Cuadros del paisaje mallorquín

Antonio García-Ruiz plantea en este proyecto una sucesión de espacios flexibles y polivalentes que captura las visiones del paisaje mediterráneo

22 de agosto de 2018, 09:34

Es un terreno situado en la isla de Mallorca, en forma de trapecio y orientado al sur (al Mediterráneo), se ubica esta casa de veraneo, de volúmenes blancos fragmentados por patios, porches y terrazas, proyectada por Antonio García-Ruiz. Fragmentaciones y huecos que configuran el edificio, pero que, a su vez implican maneras de enmarcar y de apropiarse del paisaje a través de la arquitectura.

No se trata solo de contemplar estáticamente el mar desde una terraza, sino de toda una estrategia formal (aberturas alargadas en el tejado para enmarcar el cielo, entre otros recursos) para acentuar la sensación de estar viviendo en el interior del paisaje, sin “disimular” –sino más bien al contrario– la distancia del mar. Por momentos (en los porches y las terrazas) parecería que estuviéramos en un hangar, un aeropuerto; una arquitectura que mantiene relaciones puras y dinámicas con el paisaje.

Rodeada de pinos y otros árboles característicos del litoral insular, la casa se amolda a la suave pendiente del terreno. Por eso, el acceso está situado en el nivel más alto de la parcela. La entrada a la vivienda –un vestíbulo a modo de patio interior con el techo acristalado– activa la primera estrategia en relación con el paisaje: el modo de sugerirlo a través de anticipaciones, de intensificaciones de la luz natural.

Un muro de basalto oblicuo enmarca un fragmento de las vistas que aún nos falta descubrir desde allí. El muro penetra en el interior, y contra ese fondo negro la escalera, de piedra blanca y ligera, sin contrahuella, parecería que flotara en el aire.
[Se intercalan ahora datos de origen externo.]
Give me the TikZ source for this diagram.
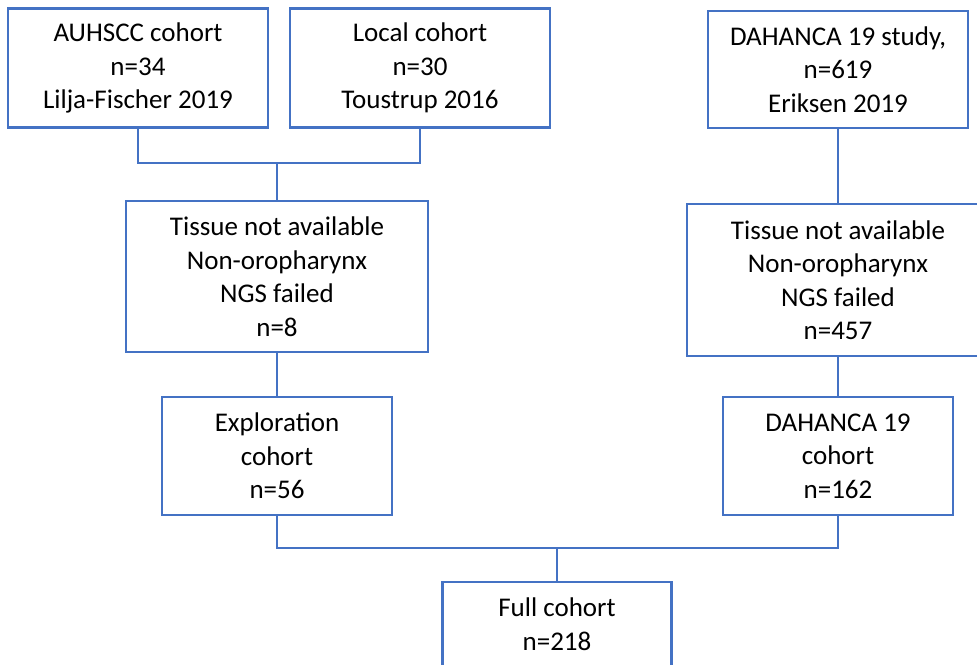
\documentclass[tikz,border=0pt]{standalone}
\usepackage{fontspec}
\setmainfont{Carlito}
\definecolor{boxblue}{HTML}{4472C4}
\tikzset{
  flowbox/.style={draw=boxblue, line width=2.2pt, rectangle, inner sep=0pt, align=center,
    font=\fontsize{27}{33.5}\selectfont, text=black},
  link/.style={draw=boxblue, line width=2.2pt}
}
\begin{document}
\begin{tikzpicture}[x=1pt, y=-1pt]
\useasboundingbox (0,0) rectangle (977,664);
\clip (0,0) rectangle (977,664);
\node[flowbox, minimum width=260pt, minimum height=119pt] (auh) at (138,68) {AUHSCC cohort\\n=34\\Lilja-Fischer 2019};
\node[flowbox, minimum width=260pt, minimum height=119pt] (loc) at (420,68) {Local cohort\\n=30\\Toustrup 2016};
\node[flowbox, minimum width=260pt, minimum height=117pt] (dah) at (838,69.5) {DAHANCA 19 study,\\n=619\\Eriksen 2019};
\node[flowbox, minimum width=302pt, minimum height=151pt] (tl) at (277,276.5) {Tissue not available\\Non-oropharynx\\NGS failed\\n=8};
\node[flowbox, minimum width=302pt, minimum height=152pt] (tr) at (838,280) {Tissue not available\\Non-oropharynx\\NGS failed\\n=457};
\node[flowbox, minimum width=230pt, minimum height=118pt] (ex) at (277,456) {Exploration\\cohort\\n=56};
\node[flowbox, minimum width=230pt, minimum height=118pt] (dc) at (838,456) {DAHANCA 19\\cohort\\n=162};
\node[flowbox, minimum width=229pt, minimum height=84pt] (full) at (557,624) {Full cohort\\n=218};
\coordinate (j1) at (277,163);
\coordinate (j2) at (557,548);
\draw[link] (auh.south) |- (j1) -| (loc.south);
\draw[link] (j1) -- (tl.north);
\draw[link] (dah.south) -- (tr.north);
\draw[link] (tl.south) -- (ex.north);
\draw[link] (tr.south) -- (dc.north);
\draw[link] (ex.south) |- (j2) -| (dc.south);
\draw[link] (j2) -- (full.north);
\end{tikzpicture}
\end{document}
El techo de cristal asegura y multiplica el efecto. Los dormitorios de la familia (padres e hijos ocupan alas respectivas) están comunicados por un amplio espacio de recepción, con algo de patio que distribuye caudales de luz, funciones, gradación de niveles.

En la planta inferior, las principales zonas comunes (cocina, comedor) se articulan a lo largo de una serie de espacios de reunión en dos niveles interconectados, separados del mundo exterior por la inclinación del terreno, y volcados a una gran terraza y a la extensión de paisaje mediterráneo que desde allí se abarca. Esta evolución de la mirada –desde la entrada hasta la terraza– transcurre a través de la sensación de transparencia y de continuidad, mediante una sucesión de espacios flexibles y polivalentes, a modo de un fluir natural, primero del exterior al interior, y otra vez al exterior (azul y lejano, y, a la vez, “enmarcado” o “dramatizado” por la arquitectura).

La sensación de transparencia y continuidad (el fluir de espacios, la armonía entre el interior y los “cuadros” de paisaje intercalados en la casa a través de patios, porches, terrazas y superficies acristaladas) no surge solo de la magia del dibujo, de la pureza de la geometría, sino también –y en gran medida– de los materiales. Aspectos diversos del proyecto que explican la “magia” del resultado, del escenario doméstico al borde del Mediterráneo, extensible hasta el mar.

La sensualidad de la piedra caliza en tono claro (la misma en la fachada, en el pavimento y en los baños), y la continuidad graduada entre la carpintería interior, de madera lacada en blanco brillante, y la exterior, de aluminio plateado, son vehículos del sosiego y la armonía. Interiores luminosos, blancos, amplios y serenos que no temen, sin embargo, la presencia de unas manchas rojas (butacas, cojines en las sillas del comedor), sino que las acogen como un mar que no distingue entre unos pocos rojos en una flota de veleros blancos.